STORED ROWS:
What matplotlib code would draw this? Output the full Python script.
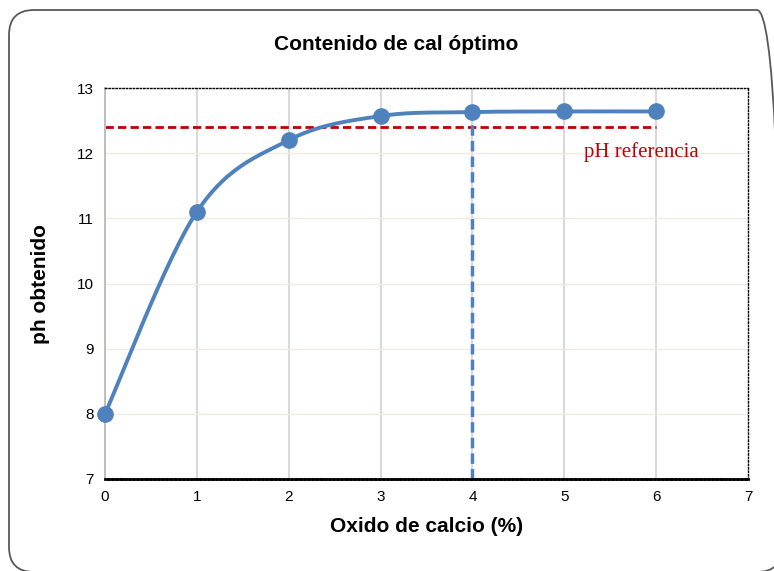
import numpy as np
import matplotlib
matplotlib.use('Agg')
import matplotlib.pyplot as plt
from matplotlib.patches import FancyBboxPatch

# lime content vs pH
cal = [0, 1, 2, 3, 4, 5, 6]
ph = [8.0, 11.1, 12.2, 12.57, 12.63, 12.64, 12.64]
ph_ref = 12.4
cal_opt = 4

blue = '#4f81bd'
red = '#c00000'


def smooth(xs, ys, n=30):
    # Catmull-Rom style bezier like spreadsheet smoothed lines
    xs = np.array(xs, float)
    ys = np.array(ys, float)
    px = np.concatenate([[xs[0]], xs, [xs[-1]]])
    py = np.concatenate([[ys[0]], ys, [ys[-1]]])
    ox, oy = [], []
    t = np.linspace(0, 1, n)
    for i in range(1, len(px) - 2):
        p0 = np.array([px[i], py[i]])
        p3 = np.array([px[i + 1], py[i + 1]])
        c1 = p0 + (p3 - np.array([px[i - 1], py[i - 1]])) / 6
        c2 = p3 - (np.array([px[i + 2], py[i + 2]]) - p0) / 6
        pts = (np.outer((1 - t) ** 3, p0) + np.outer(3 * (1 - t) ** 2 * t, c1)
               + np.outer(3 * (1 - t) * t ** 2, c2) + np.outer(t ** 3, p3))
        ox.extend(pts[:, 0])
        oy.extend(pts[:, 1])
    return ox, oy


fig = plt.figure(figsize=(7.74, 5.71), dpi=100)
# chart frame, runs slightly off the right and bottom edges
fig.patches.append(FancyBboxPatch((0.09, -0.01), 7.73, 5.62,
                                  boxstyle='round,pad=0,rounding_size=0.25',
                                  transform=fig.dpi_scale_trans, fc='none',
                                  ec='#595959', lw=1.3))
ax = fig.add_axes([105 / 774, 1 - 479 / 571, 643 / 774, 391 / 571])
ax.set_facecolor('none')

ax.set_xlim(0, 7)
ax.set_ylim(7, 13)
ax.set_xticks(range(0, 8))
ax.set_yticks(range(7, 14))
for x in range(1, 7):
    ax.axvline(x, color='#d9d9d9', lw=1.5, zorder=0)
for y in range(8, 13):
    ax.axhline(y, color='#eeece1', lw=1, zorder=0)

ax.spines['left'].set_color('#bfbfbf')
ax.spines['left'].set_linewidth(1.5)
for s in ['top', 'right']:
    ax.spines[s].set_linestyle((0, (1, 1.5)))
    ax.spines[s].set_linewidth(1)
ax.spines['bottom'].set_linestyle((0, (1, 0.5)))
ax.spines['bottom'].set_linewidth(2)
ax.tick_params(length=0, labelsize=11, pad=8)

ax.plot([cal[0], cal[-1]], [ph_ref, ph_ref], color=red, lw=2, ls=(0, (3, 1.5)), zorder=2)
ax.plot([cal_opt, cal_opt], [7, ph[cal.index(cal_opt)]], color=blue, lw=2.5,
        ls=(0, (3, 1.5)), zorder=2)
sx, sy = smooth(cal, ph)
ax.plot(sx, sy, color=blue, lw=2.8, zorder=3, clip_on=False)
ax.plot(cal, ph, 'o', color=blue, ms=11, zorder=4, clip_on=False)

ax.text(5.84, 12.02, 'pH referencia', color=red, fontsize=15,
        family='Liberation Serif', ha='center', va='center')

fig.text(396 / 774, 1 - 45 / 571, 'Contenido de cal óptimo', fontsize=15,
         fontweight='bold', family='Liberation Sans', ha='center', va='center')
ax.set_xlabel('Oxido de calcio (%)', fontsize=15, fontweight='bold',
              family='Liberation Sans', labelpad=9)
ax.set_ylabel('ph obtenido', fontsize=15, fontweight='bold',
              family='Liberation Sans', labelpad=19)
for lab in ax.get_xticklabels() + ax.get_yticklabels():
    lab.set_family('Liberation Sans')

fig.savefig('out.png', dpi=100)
---
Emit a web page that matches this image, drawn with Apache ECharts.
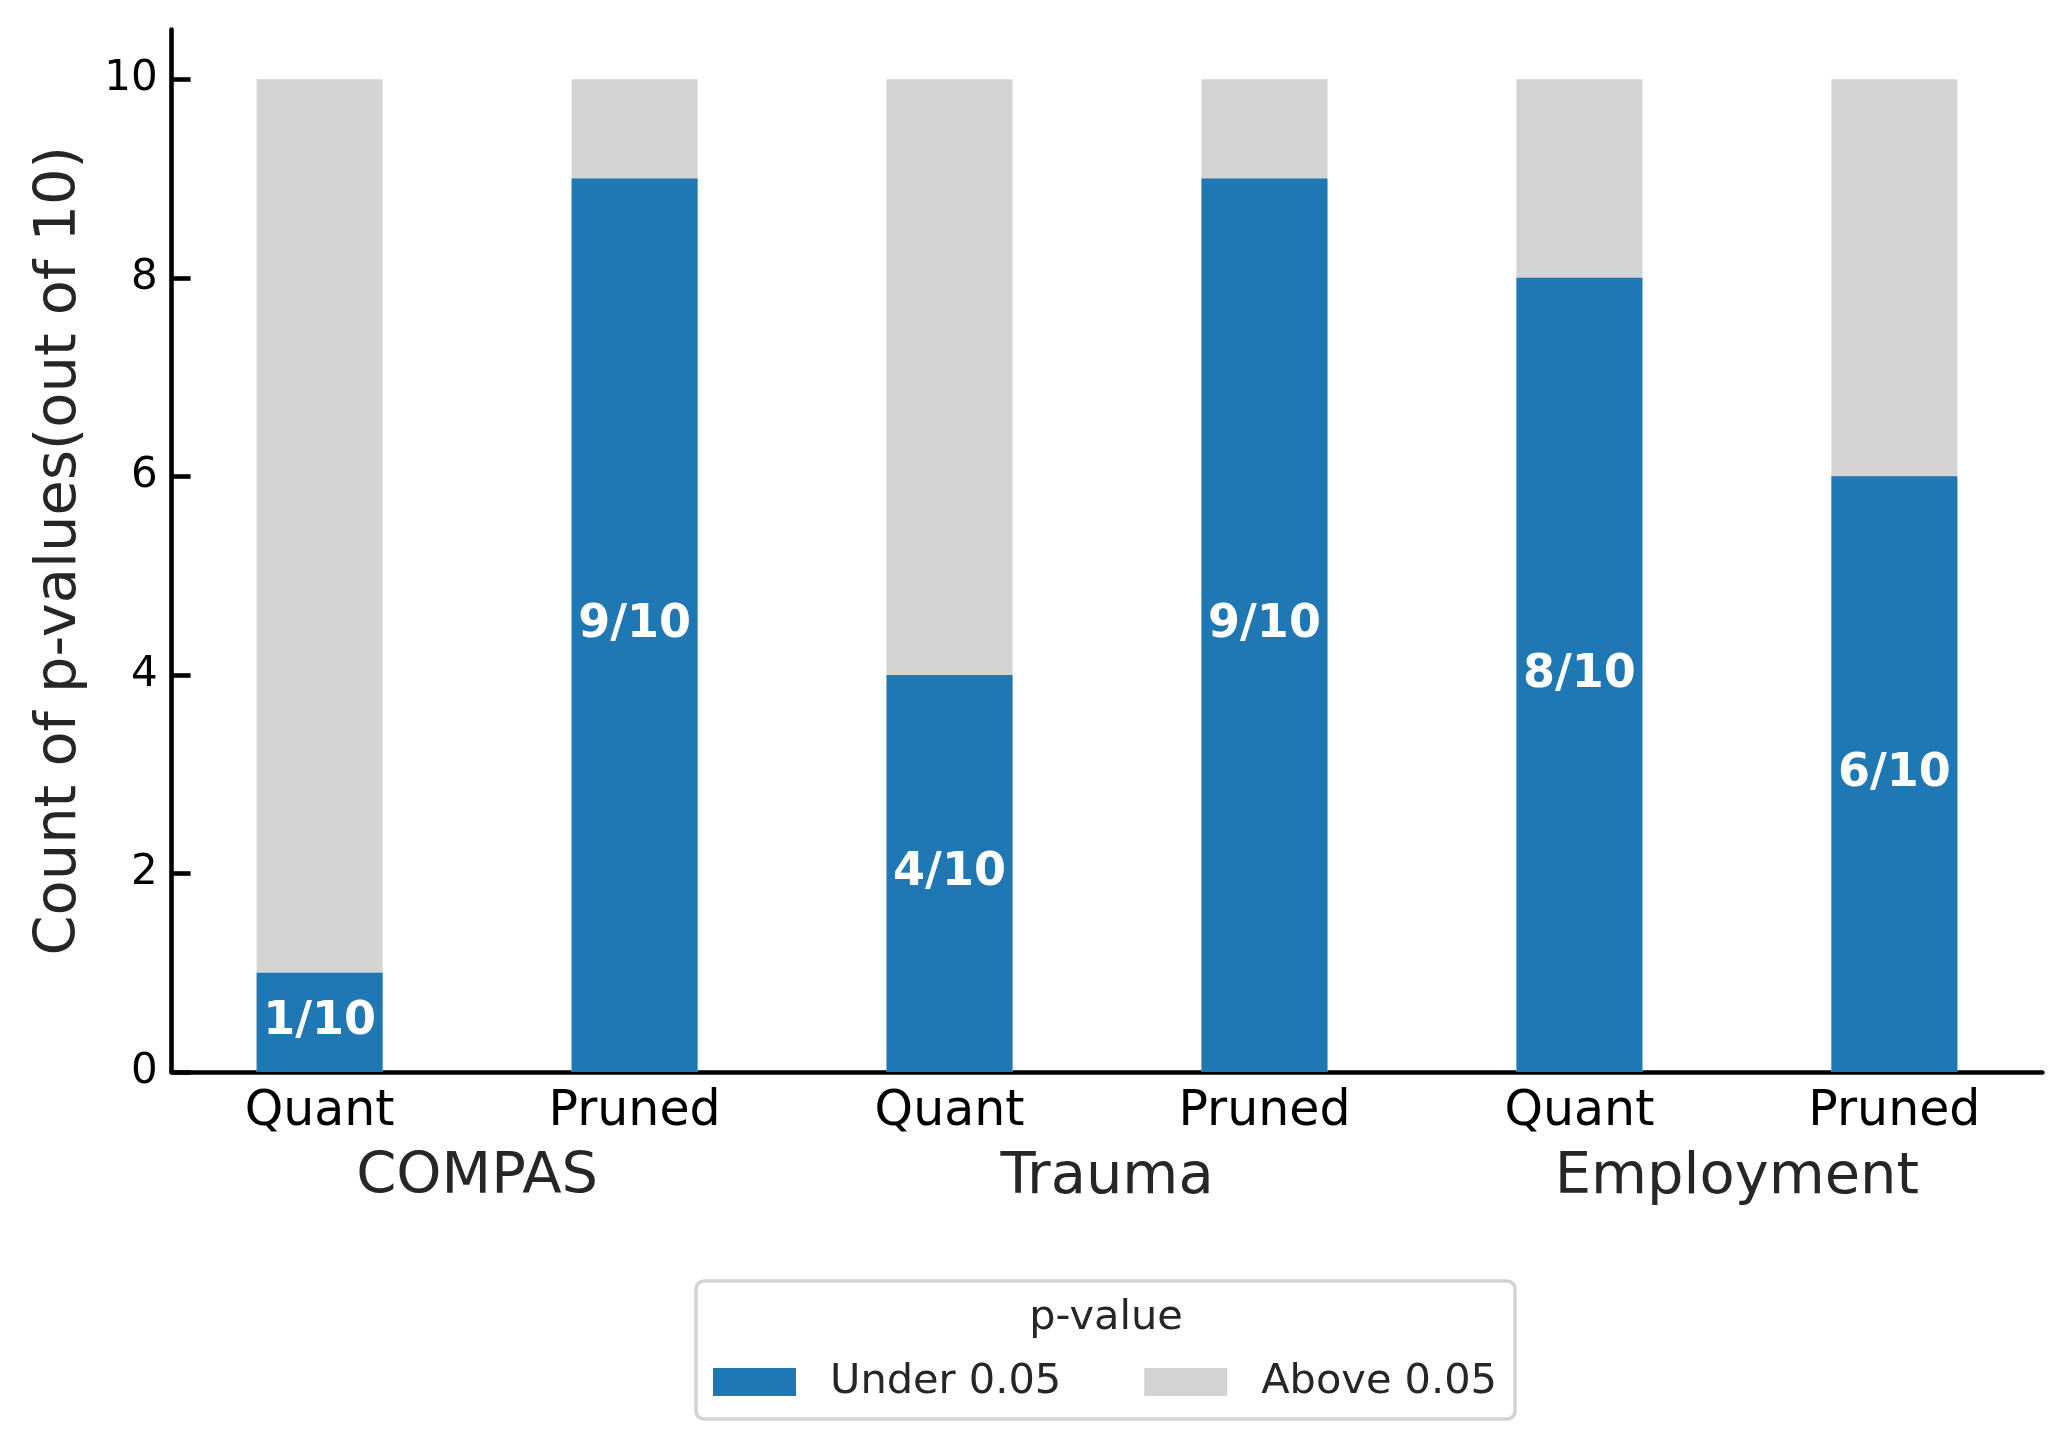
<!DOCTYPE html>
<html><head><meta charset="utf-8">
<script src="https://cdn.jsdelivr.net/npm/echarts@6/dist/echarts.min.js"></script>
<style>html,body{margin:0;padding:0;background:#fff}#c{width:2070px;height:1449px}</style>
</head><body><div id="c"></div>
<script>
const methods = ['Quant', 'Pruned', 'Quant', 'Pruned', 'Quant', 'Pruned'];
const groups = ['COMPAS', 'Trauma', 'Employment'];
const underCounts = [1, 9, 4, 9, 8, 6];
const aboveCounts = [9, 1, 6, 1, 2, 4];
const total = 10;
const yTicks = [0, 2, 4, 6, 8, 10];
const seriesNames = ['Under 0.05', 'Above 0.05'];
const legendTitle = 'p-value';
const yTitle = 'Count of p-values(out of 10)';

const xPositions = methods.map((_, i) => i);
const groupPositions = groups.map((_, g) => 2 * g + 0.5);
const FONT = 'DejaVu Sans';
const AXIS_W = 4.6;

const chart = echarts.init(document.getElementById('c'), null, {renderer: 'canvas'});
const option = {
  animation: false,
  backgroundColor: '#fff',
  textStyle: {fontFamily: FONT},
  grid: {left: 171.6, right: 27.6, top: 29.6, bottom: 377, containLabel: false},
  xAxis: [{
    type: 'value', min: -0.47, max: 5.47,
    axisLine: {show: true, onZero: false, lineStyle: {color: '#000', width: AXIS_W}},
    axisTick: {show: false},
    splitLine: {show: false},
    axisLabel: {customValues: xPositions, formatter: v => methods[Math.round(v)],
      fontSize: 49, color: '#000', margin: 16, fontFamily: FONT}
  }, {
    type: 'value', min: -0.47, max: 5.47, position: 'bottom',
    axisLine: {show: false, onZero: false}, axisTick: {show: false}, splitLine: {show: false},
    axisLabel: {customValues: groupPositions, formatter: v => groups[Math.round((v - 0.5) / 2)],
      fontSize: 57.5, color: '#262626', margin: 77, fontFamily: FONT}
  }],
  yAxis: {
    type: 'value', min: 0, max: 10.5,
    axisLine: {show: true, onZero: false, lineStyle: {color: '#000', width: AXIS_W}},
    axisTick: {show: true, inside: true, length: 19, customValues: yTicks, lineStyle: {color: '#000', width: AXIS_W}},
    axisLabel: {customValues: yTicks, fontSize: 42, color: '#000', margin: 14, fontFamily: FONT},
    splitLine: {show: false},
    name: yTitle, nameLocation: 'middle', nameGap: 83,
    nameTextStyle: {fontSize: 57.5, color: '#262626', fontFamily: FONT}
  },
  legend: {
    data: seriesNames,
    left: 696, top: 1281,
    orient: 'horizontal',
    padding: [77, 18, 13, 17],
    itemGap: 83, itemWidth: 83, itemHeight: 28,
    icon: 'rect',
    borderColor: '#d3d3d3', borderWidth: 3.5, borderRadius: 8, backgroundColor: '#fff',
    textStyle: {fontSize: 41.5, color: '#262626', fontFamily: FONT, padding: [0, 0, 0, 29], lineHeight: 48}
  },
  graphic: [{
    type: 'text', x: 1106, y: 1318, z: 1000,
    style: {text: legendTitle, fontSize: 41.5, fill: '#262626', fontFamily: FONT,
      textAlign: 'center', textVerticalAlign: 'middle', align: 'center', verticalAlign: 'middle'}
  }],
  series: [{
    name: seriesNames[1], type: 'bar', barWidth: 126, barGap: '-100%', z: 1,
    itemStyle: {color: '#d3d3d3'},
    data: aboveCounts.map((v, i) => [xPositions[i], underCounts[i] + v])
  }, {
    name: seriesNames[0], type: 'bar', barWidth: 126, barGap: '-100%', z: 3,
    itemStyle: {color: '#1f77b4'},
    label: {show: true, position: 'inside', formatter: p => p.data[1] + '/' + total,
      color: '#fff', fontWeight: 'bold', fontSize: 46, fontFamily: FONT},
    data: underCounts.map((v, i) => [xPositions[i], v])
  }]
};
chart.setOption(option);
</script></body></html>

EXERCISE OBJECTIVE: Output exactly the lines above, from the line with "What matplotlib code" to the line with "return ox, oy", both included; skip the pictures.

EXERCISE SOLUTION:
What matplotlib code would draw this? Output the full Python script.
import numpy as np
import matplotlib
matplotlib.use('Agg')
import matplotlib.pyplot as plt
from matplotlib.patches import FancyBboxPatch

# lime content vs pH
cal = [0, 1, 2, 3, 4, 5, 6]
ph = [8.0, 11.1, 12.2, 12.57, 12.63, 12.64, 12.64]
ph_ref = 12.4
cal_opt = 4

blue = '#4f81bd'
red = '#c00000'


def smooth(xs, ys, n=30):
    # Catmull-Rom style bezier like spreadsheet smoothed lines
    xs = np.array(xs, float)
    ys = np.array(ys, float)
    px = np.concatenate([[xs[0]], xs, [xs[-1]]])
    py = np.concatenate([[ys[0]], ys, [ys[-1]]])
    ox, oy = [], []
    t = np.linspace(0, 1, n)
    for i in range(1, len(px) - 2):
        p0 = np.array([px[i], py[i]])
        p3 = np.array([px[i + 1], py[i + 1]])
        c1 = p0 + (p3 - np.array([px[i - 1], py[i - 1]])) / 6
        c2 = p3 - (np.array([px[i + 2], py[i + 2]]) - p0) / 6
        pts = (np.outer((1 - t) ** 3, p0) + np.outer(3 * (1 - t) ** 2 * t, c1)
               + np.outer(3 * (1 - t) * t ** 2, c2) + np.outer(t ** 3, p3))
        ox.extend(pts[:, 0])
        oy.extend(pts[:, 1])
    return ox, oy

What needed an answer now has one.